The mythical Bad City, where the film is set, feels straight out of a graphic novel. A bleak California-esque town, its hills seem crowded with a subdivision of oil wells, and a ravine on the edge of town is littered with corpses that appear to have been simply discarded. We don't know how they got there, or why.
It quickly appears that we are not in California--but it can't quite be Iran either. Though it takes awhile to orient, the spare dialogue is uttered in Farsi, and there are plenty of little clues that women are not in charge. The camera floats through this nether world, lighting on a handsome young man, a sort of Persian James Dean, wearing jeans and a white T-shirt and driving a 1950s Thunderbird. He is hassled by a ruthless, drug-dealing pimp, to whom James Dean's addict father owes money.
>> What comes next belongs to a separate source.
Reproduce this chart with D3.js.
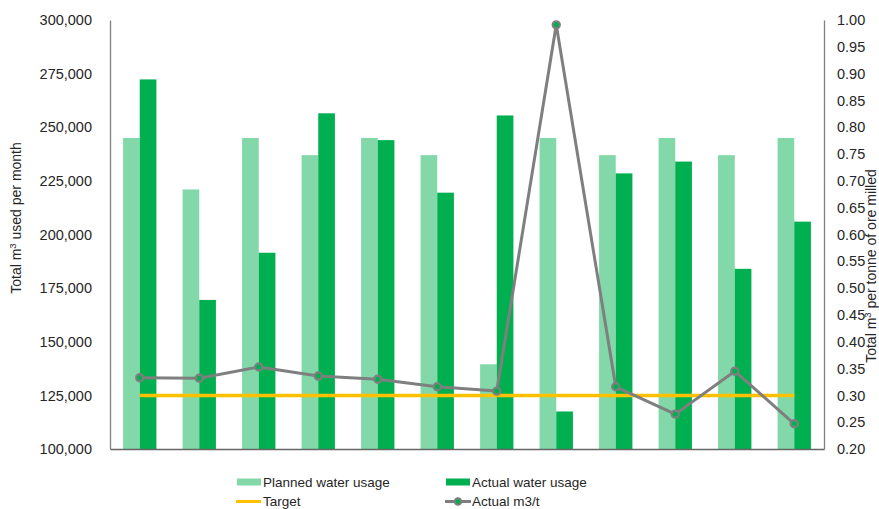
<!DOCTYPE html>
<html><head><meta charset="utf-8">
<script src="https://cdn.jsdelivr.net/npm/d3@7"></script>
<style>
html,body{margin:0;padding:0;background:#fff;}
text{font-family:"Liberation Sans",Arial,sans-serif;fill:#262626;}
</style></head>
<body>
<svg id="chart" width="879" height="509"></svg>
<script>
const categories = ["Jan","Feb","Mar","Apr","May","Jun","Jul","Aug","Sep","Oct","Nov","Dec"];
const planned = [245000,221000,245000,237000,245000,237000,139500,245000,237000,245000,237000,245000];
const actual  = [272300,169500,191500,256500,244000,219500,255500,117500,228500,234000,184000,206000];
const actualM3t = [0.333,0.332,0.353,0.336,0.330,0.316,0.308,0.991,0.316,0.265,0.345,0.247];
const target = 0.30;
const leftTicks = [100000,125000,150000,175000,200000,225000,250000,275000,300000];
const rightTicks = [0.20,0.25,0.30,0.35,0.40,0.45,0.50,0.55,0.60,0.65,0.70,0.75,0.80,0.85,0.90,0.95,1.00];
const seriesNames = ["Planned water usage","Actual water usage","Target","Actual m3/t"];

const colPlanned = "#82D8A9", colActual = "#00B050", colTarget = "#FFC000", colLine = "#7F7F7F";

const svg = d3.select("#chart");
const L = 110, R = 824, T = 20, B = 449;

const x0 = d3.scaleBand().domain(categories).range([L,R]).paddingInner(0.44).paddingOuter(0.22);
const x1 = d3.scaleBand().domain(["planned","actual"]).range([0,x0.bandwidth()]);
const yL = d3.scaleLinear().domain([100000,300000]).range([B,T]);
const yR = d3.scaleLinear().domain([0.2,1.0]).range([B,T]);

// bars
const g = svg.append("g");
categories.forEach((c,i)=>{
  g.append("rect").attr("x",x0(c)+x1("planned")).attr("y",yL(planned[i]))
    .attr("width",x1.bandwidth()).attr("height",B-yL(planned[i])).attr("fill",colPlanned);
  g.append("rect").attr("x",x0(c)+x1("actual")).attr("y",yL(actual[i]))
    .attr("width",x1.bandwidth()).attr("height",B-yL(actual[i])).attr("fill",colActual);
});

// axes
const fmt = d3.format(",");
const axL = svg.append("g").attr("transform",`translate(${L},0)`)
  .call(d3.axisLeft(yL).tickValues(leftTicks).tickFormat(fmt).tickSize(0).tickPadding(18));
const axR = svg.append("g").attr("transform",`translate(${R},0)`)
  .call(d3.axisRight(yR).tickValues(rightTicks).tickFormat(d3.format(".2f")).tickSize(0).tickPadding(13));
[axL,axR].forEach(a=>{
  a.select(".domain").attr("stroke","#808080").attr("stroke-width",1.3);
  a.selectAll("text").style("font-size","14.5px").attr("fill","#262626")
    .style("font-family","'Liberation Sans',Arial,sans-serif");
});
const axB = svg.append("g").attr("transform",`translate(0,${B})`)
  .call(d3.axisBottom(x0).tickSize(0).tickFormat(""));
axB.select(".domain").attr("stroke","#666").attr("stroke-width",1.5);

// target line
const cx = c => x0(c)+x0.bandwidth()/2;
svg.append("line").attr("x1",cx(categories[0])).attr("x2",cx(categories[categories.length-1]))
  .attr("y1",yR(target)).attr("y2",yR(target)).attr("stroke",colTarget).attr("stroke-width",3.5);

// actual m3/t line
const line = d3.line().x((d,i)=>cx(categories[i])).y(d=>yR(d));
svg.append("path").datum(actualM3t).attr("d",line).attr("fill","none")
  .attr("stroke",colLine).attr("stroke-width",3).attr("stroke-linejoin","round");
svg.selectAll("circle.pt").data(actualM3t).enter().append("circle").attr("class","pt")
  .attr("cx",(d,i)=>cx(categories[i])).attr("cy",d=>yR(d)).attr("r",3.6)
  .attr("fill",colActual).attr("stroke",colLine).attr("stroke-width",2.2);

// axis titles
svg.append("text").attr("transform","translate(21,218) rotate(-90)").attr("text-anchor","middle")
  .style("font-size","14px").html('Total m<tspan dy="-5" font-size="9.5px">3</tspan><tspan dy="5"> used per month</tspan>');
svg.append("text").attr("transform","translate(876,266) rotate(-90)").attr("text-anchor","middle")
  .style("font-size","14px").html('Total m<tspan dy="-5" font-size="9.5px">3</tspan><tspan dy="5"> per tonne of ore milled</tspan>');

// legend
const lg = svg.append("g").style("font-size","13.5px");
lg.append("rect").attr("x",237).attr("y",478.5).attr("width",24).attr("height",7).attr("fill",colPlanned);
lg.append("text").attr("x",263).attr("y",487).text(seriesNames[0]);
lg.append("rect").attr("x",446).attr("y",478.5).attr("width",24).attr("height",7).attr("fill",colActual);
lg.append("text").attr("x",472).attr("y",487).text(seriesNames[1]);
lg.append("line").attr("x1",236).attr("x2",261).attr("y1",501.5).attr("y2",501.5).attr("stroke",colTarget).attr("stroke-width",3);
lg.append("text").attr("x",263).attr("y",505.5).text(seriesNames[2]);
lg.append("line").attr("x1",445).attr("x2",471).attr("y1",501.5).attr("y2",501.5).attr("stroke",colLine).attr("stroke-width",3);
lg.append("circle").attr("cx",458).attr("cy",501.5).attr("r",3.3).attr("fill",colActual).attr("stroke",colLine).attr("stroke-width",2);
lg.append("text").attr("x",472).attr("y",505.5).text(seriesNames[3]);
</script>
</body></html>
A prostitute past her prime walks the streets for the pimp, and absorbs his abuse with an air of melancholy. A rich girl toys with James Dean, who tends the garden on her family's estate. A tattered boy wanders about, watching and begging for money.
The film takes its time before introducing the girl who walks home alone at night. Early clues suggest that the town trades in danger and depravity--it is the kind of place where one could go missing and no one would look for you. The slight girl lurks in the shadows at night, wandering about in a chador, the dark, floor-length head covering that Muslim women sometimes wear. Why does she seem threatening, this slight girl in her dark cape, which we in the West read as a signal of women's oppression?
In Muslim culture, at least as popularly depicted, women are treated as though both dangerous and powerless. They must be covered because they are dangerous, yet they may be ordered about and controlled. The girl who lurks in the streets of this bad city later calls herself bad--but is she? She is a vampire, and is no doubt the most dangerous in a cast of dangerous characters--but does she also embody a kind of virtue?
Director Amirpour is less interested in plot than in what the girl's various encounters convey about her and her subjects. With the pimp the girl indulges a love of dark eyeliner and lipstick, and he mistakes her as an easy object of conquest. I noticed I felt most anxious watching the girl lurk around the tattered boy, but her encounter with him ends up being particularly satisfying. Is he a good boy? She persists in asking him this question, and we shiver at its urgency and wonder at his response. What does she mean to do with the information? By the time she encounters the drug addict father and the prostitute, she has taken to wandering the streets on the tattered boy's abandoned skateboard. By then we know the girl to be fearsome, but not to everyone.
The girl encounters the Persian James Dean in between other encounters, and finally takes him home one night when she finds him wandering, lost, after he has drunk too much at a costume party. He is dressed as Dracula, and he wonders if she is scared of him. She isn't--but should he be scared of her? He doesn't appear to be, and one begins to notice his relative innocence and its effect on the girl. In these scenes, the girl appears wounded, and full of longing. She says little, leaving you to wonder what intrigues her about the young man, whether she is lonely, whether she finds her vampire life confining.
Among other things, "A Girl Walks Home Alone at Night" is about women's power. Limited though their options might be by social convention and by the fears and expectations thrust upon them, all three women here seem more awake than any of the men, and to varying degrees--the vampire most of all--they act with a degree of intention, even assorting a sort of power. There is even a transgender woman lurking about, not really part of the film's thin plot and perhaps even invisible to others, but also conveying an appearance full of intention. I think Amirpour is playing with ideas about women's power in a context of oppression.
You can dwell on these questions, as you watch--or you can simply enjoy the beauty of her subjects, in their melancholy dark world, and savor the film's sly humor and its plundering of Middle Eastern fusion and underground Iranian rock music. Amirpour has assembled treasures from everything from Madonna to spaghetti westerns to David Lynch; these allusions may be simply playful, or she may be saying something sly about themes running through art in all its forms.
No matter how you choose to watch, if you surrender to a mood of appreciation and languor (a bit like that of the Persian James Dean), Amirpour's film, and the girl of its title, will capture you.